The new facility in Carrickeeny will have the capacity to generate the equivalent electricity for approximately 5,500 houses a year.

IKEA’S IRISH STORES are to be powered by renewable energy after the retailer announced plans to invest in a new wind farm in Leitrim.

The new facility in Carrickeeny will have the capacity to generate the equivalent electricity for approximately 5,500 houses a year and is slated to be completed in 2014.

The construction of the facility has already begun by wind and solar power company Mainstream Renewable Power with Irish corporate energy supply company Vayu to supply electricity to the IKEA ’s Dublin and Belfast stores under a 15 year contract.

The IKEA group says it plans to produce as much renewable energy as it consumes by 2020 and has set aside €1.5 billion for investments in renewable energy up to 2015. The Leitrim farm will increase the total number of wind turbines that the IKEA Group has committed to own and operate to 137.

IKEA’S head of sustainability in the UK and Ireland Joanna Yarrow said upon making the announcement today that the plans could also ultimately lead to lower prices in IKEA stores:

Our investments in renewable energy not only help to reduce carbon dioxide emissions from our operations in Ireland, but also, together with our energy efficiency efforts, help to control our electricity costs so we can pass any benefits to our customers.

Mainstream Renewable Power  says the wind farm will consist of four turbines.
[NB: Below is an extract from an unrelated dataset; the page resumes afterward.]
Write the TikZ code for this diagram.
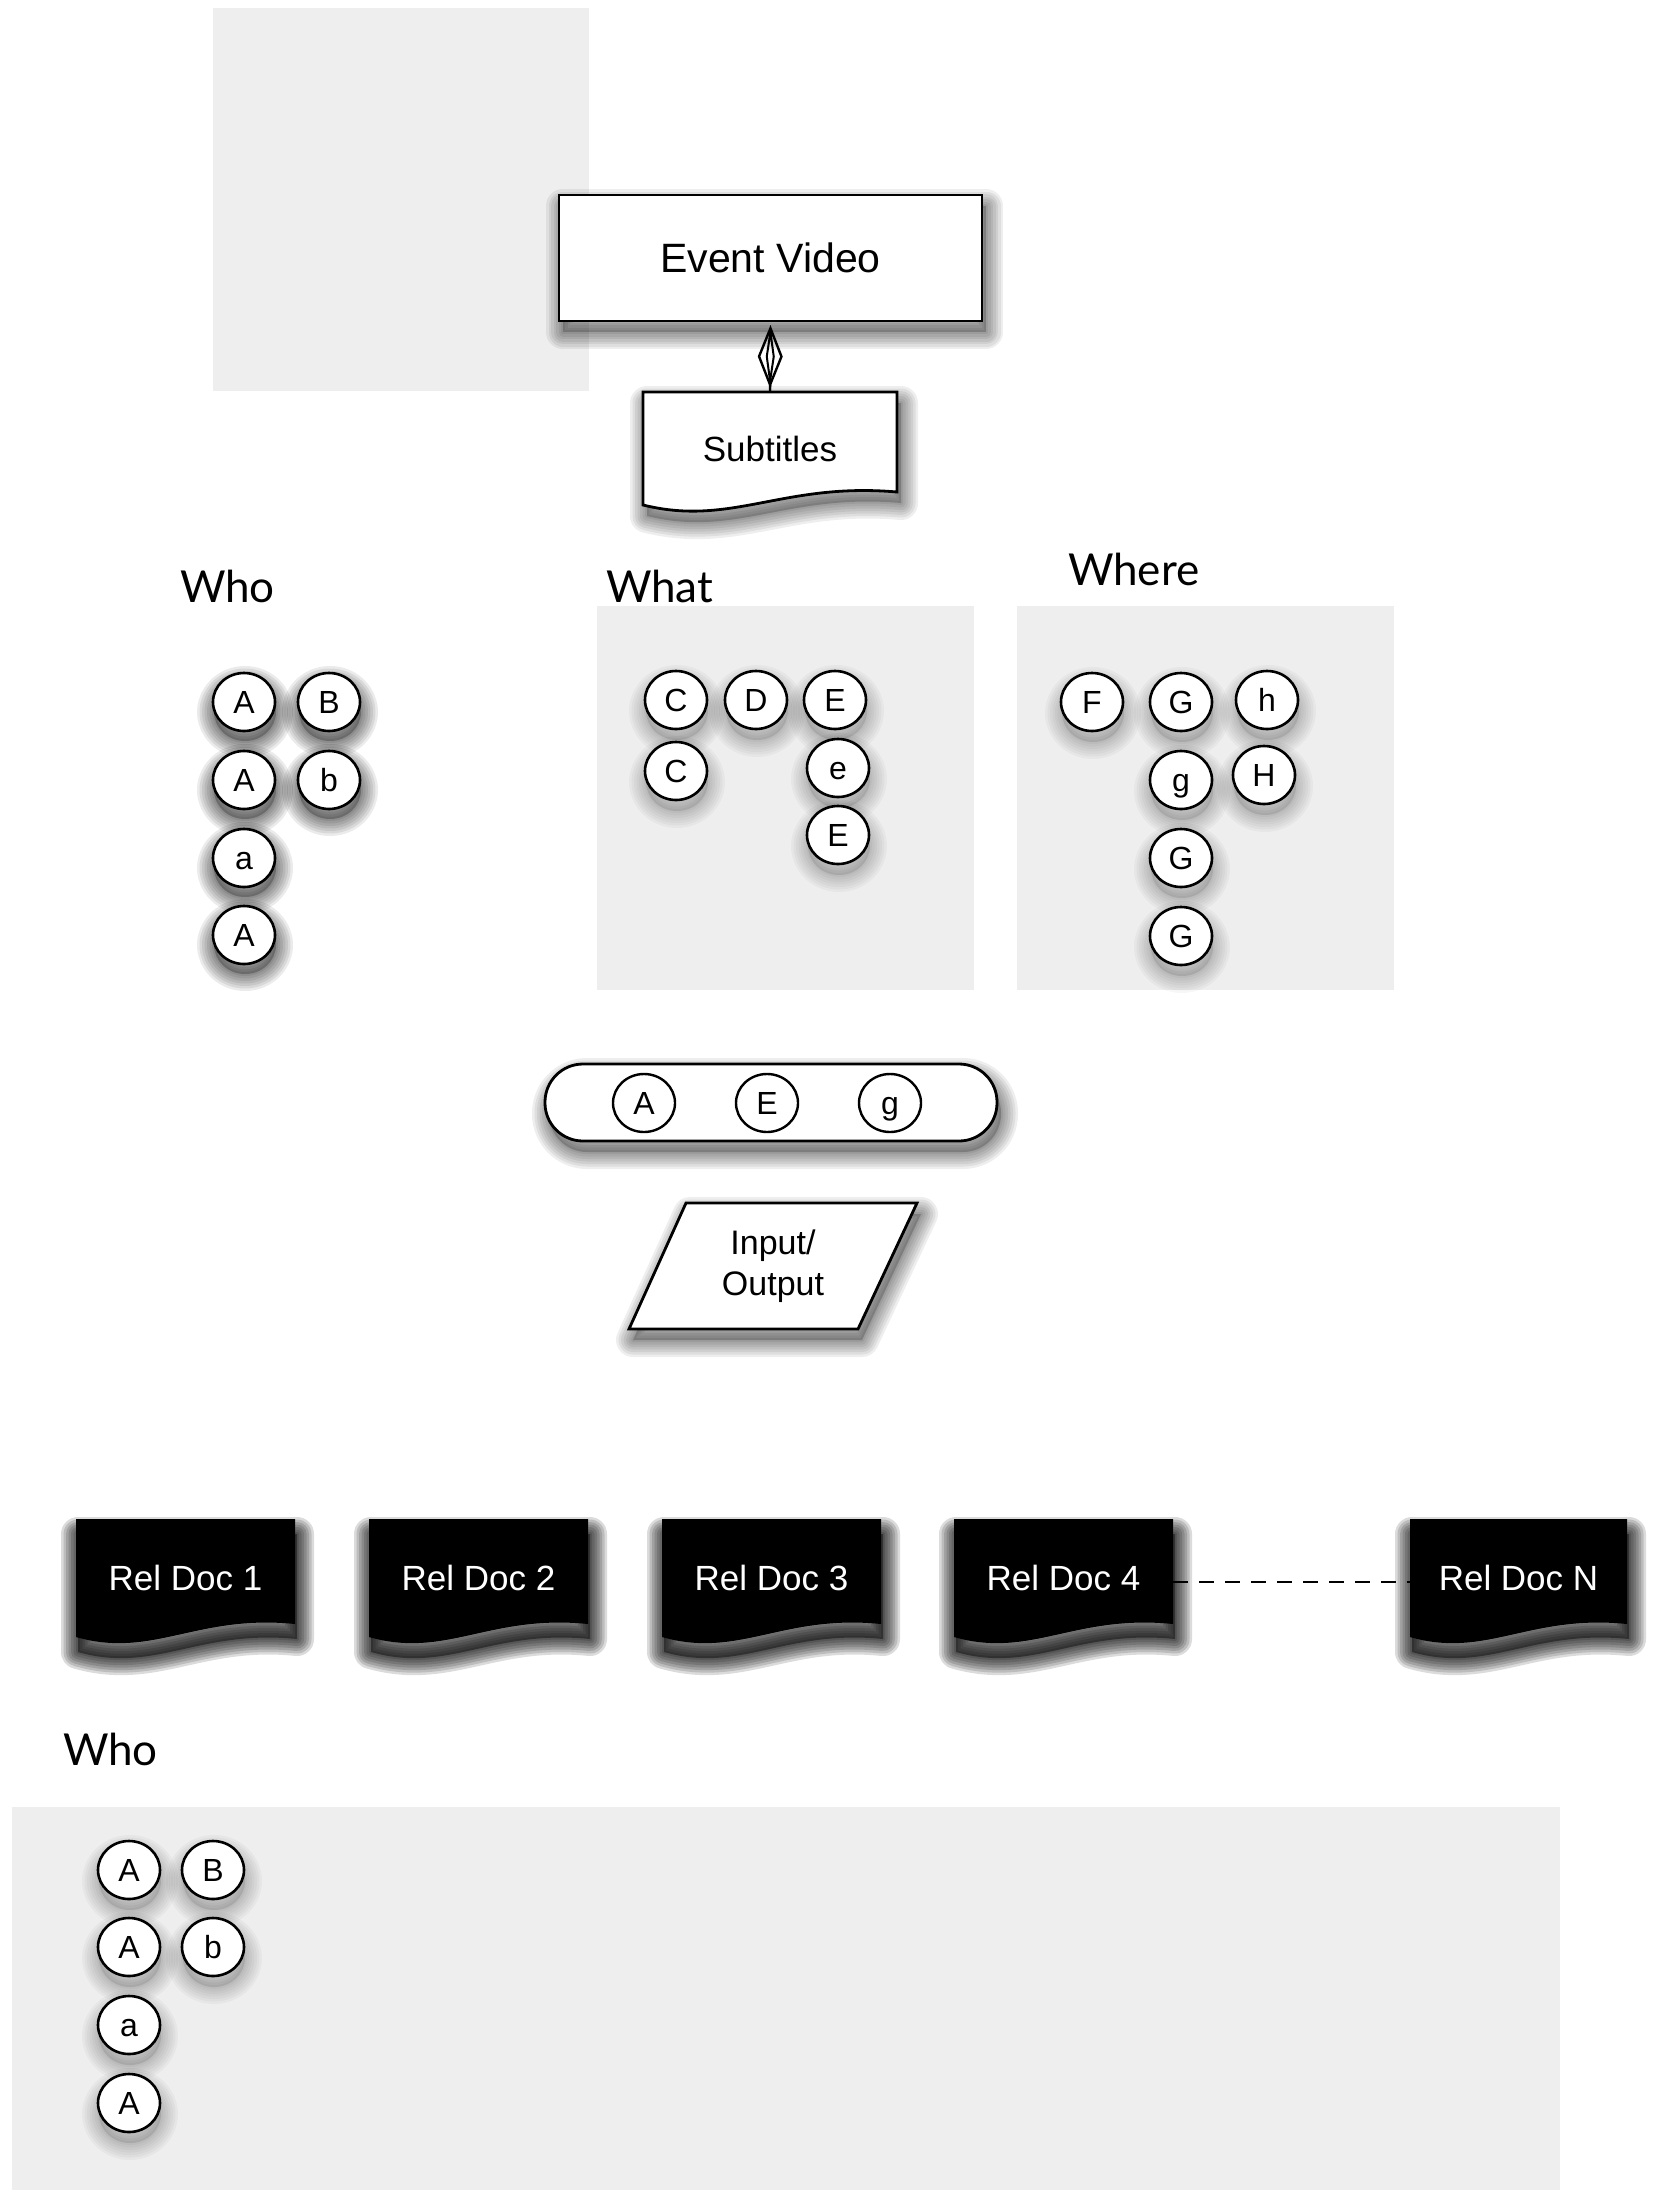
\documentclass[tikz,border=0pt]{standalone}
\usepackage{fontspec}
\setmainfont{Liberation Sans}
\newfontfamily\titlefont{Lato}
\usetikzlibrary{shapes.geometric,arrows.meta,calc}
\pgfdeclarelayer{back}
\pgfdeclarelayer{background}
\pgfsetlayers{back,background,main}
\definecolor{boxgray}{HTML}{EEEEEE}
\tikzset{
  every node/.style={inner sep=0pt, outer sep=0pt},
  shstep/.style n args={4}{preaction={draw=black, fill=none, draw opacity=#3, line width=#4, line join=round, transform canvas={xshift=#1, yshift=#2}}},
  softshadow/.style n args={3}{
    shstep={#1}{#2}{#3}{34pt}, shstep={#1}{#2}{#3}{29pt}, shstep={#1}{#2}{#3}{24pt},
    shstep={#1}{#2}{#3}{19pt}, shstep={#1}{#2}{#3}{14pt}, shstep={#1}{#2}{#3}{9pt},
    shstep={#1}{#2}{#3}{4pt},
    preaction={fill=black, draw=none, fill opacity=3*#3, transform canvas={xshift=#1, yshift=#2}}},
  circ/.style={ellipse, draw, line width=2.6pt, fill=white, minimum width=62pt, minimum height=58pt,
    text height=23pt, text depth=0pt, font=\fontsize{32pt}{38pt}\selectfont},
  darkshadow/.style={softshadow={1pt}{-10pt}{0.08}},
  lightshadow/.style={softshadow={1pt}{-11pt}{0.033}},
  boxshadow/.style={softshadow={4pt}{-11pt}{0.065}},
  docshadow/.style={softshadow={2pt}{-15pt}{0.14}},
  titletext/.style={anchor=base west, font=\titlefont\fontsize{44pt}{50pt}\selectfont},
  docpath/.style={insert path={(#1.north west) -- (#1.north east) -- ([yshift=13pt]#1.south east)
     .. controls ([yshift=23pt]$(#1.south west)!0.55!(#1.south east)$) and ([yshift=-22pt]$(#1.south west)!0.35!(#1.south east)$) .. (#1.south west) -- cycle}},
  relnode/.style={minimum width=219pt, minimum height=118pt, text=white, font=\fontsize{35pt}{42pt}\selectfont},
  outline/.style={draw, line width=2.8pt, line join=miter},
}
\begin{document}
\begin{tikzpicture}[x=1pt, y=-1pt]
\useasboundingbox (0,0) rectangle (1665,2197);
\begin{pgfonlayer}{back}
  \fill[white] (0,0) rectangle (1665,2197);
  \fill[boxgray] (213,8) rectangle (589,391);
  \fill[boxgray] (597,606) rectangle (974,990);
  \fill[boxgray] (1017,606) rectangle (1394,990);
  \fill[boxgray] (12,1807) rectangle (1560,2190);
\end{pgfonlayer}

% Event video and subtitles
\node[outline, fill=white, boxshadow, minimum width=423pt, minimum height=126pt,
      font=\fontsize{41pt}{49pt}\selectfont] (ev) at (770.5,258) {Event Video};
\node[minimum width=254pt, minimum height=113pt, font=\fontsize{35pt}{42pt}\selectfont] (sub) at (770,448.5) {Subtitles};
\begin{pgfonlayer}{background}
  \path[outline, fill=white, boxshadow, docpath=sub];
\end{pgfonlayer}
\draw[line width=2.4pt, shorten >=4pt, -{Diamond[open, length=63pt, width=25pt, line width=2.4pt]}] (sub.north) -- (ev.south);
\draw[line width=2pt, shorten >=4pt, -{Diamond[open, length=63pt, width=9pt, line width=2pt]}] (sub.north) -- (ev.south);

% titles
\node[titletext] (whot) at (180,602) {Who};
\node[titletext] (whatt) at (606,602) {What};
\node[titletext] (wheret) at (1068,585) {Where};
\node[titletext] (whob) at (63,1765) {Who};

% Who (top)
\node[circ, darkshadow] (wa1) at (244,702) {A};
\node[circ, darkshadow] (wb1) at (329,702) {B};
\node[circ, darkshadow] (wa2) at (244,780) {A};
\node[circ, darkshadow] (wb2) at (329,780) {b};
\node[circ, darkshadow] (wa3) at (244,858) {a};
\node[circ, darkshadow] (wa4) at (244,935) {A};

% What
\node[circ, lightshadow] (c1) at (676,700) {C};
\node[circ, lightshadow] (d1) at (756,700) {D};
\node[circ, lightshadow] (e1) at (835,700) {E};
\node[circ, lightshadow] (c2) at (676,771) {C};
\node[circ, lightshadow] (e2) at (838,768) {e};
\node[circ, lightshadow] (e3) at (838,835) {E};

% Where
\node[circ, lightshadow] (f1) at (1092,702) {F};
\node[circ, lightshadow] (g1) at (1181,702) {G};
\node[circ, lightshadow] (h1) at (1267,700) {h};
\node[circ, lightshadow] (g2) at (1181,780) {g};
\node[circ, lightshadow] (h2) at (1264,775) {H};
\node[circ, lightshadow] (g3) at (1181,858) {G};
\node[circ, lightshadow] (g4) at (1181,936) {G};

% pill
\node[outline, fill=white, boxshadow, rounded corners=38pt, minimum width=452pt, minimum height=77pt] (pill) at (771,1102.5) {};
\node[circ, line width=2.4pt] (pa) at (644,1103) {A};
\node[circ, line width=2.4pt] (pe) at (767,1103) {E};
\node[circ, line width=2.4pt] (pg) at (890,1103) {g};

% input/output
\node[minimum width=288pt, minimum height=126pt, align=center, font=\fontsize{34pt}{41pt}\selectfont] (io) at (773,1266) {Input/\\Output};
\begin{pgfonlayer}{background}
  \path[outline, fill=white, boxshadow] ([xshift=57pt]io.north west) -- (io.north east) -- ([xshift=-59pt]io.south east) -- (io.south west) -- cycle;
\end{pgfonlayer}

% related documents
\node[relnode] (r1) at (185.5,1578) {Rel Doc 1};
\node[relnode] (r2) at (478.5,1578) {Rel Doc 2};
\node[relnode] (r3) at (771.5,1578) {Rel Doc 3};
\node[relnode] (r4) at (1063.5,1578) {Rel Doc 4};
\node[relnode, minimum width=217pt] (rn) at (1518.5,1578) {Rel Doc N};
\begin{pgfonlayer}{background}
  \path[fill=black, docshadow, docpath=r1];
  \path[fill=black, docshadow, docpath=r2];
  \path[fill=black, docshadow, docpath=r3];
  \path[fill=black, docshadow, docpath=r4];
  \path[fill=black, docshadow, docpath=rn];
\end{pgfonlayer}
\draw[line width=2.8pt, dash pattern=on 15pt off 11pt] ([yshift=-4pt]r4.east) -- ([yshift=-4pt]rn.west);

% Who (bottom)
\node[circ, lightshadow] (ba1) at (129,1870) {A};
\node[circ, lightshadow] (bb1) at (213,1870) {B};
\node[circ, lightshadow] (ba2) at (129,1947) {A};
\node[circ, lightshadow] (bb2) at (213,1947) {b};
\node[circ, lightshadow] (ba3) at (129,2025) {a};
\node[circ, lightshadow] (ba4) at (129,2103) {A};
\end{tikzpicture}
\end{document}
Chief Executive Eddie O’Connor, who previously founded and sold Airtricity, says that IKEA’s plans, they first of their kind in Ireland are beneficial for several reasons:

Owning wind and solar plant makes a lot of sense for them on a number of levels. As the cost of the fuel is free the more of it they have the more stability and certainty they have in relation to their energy costs in the long-term.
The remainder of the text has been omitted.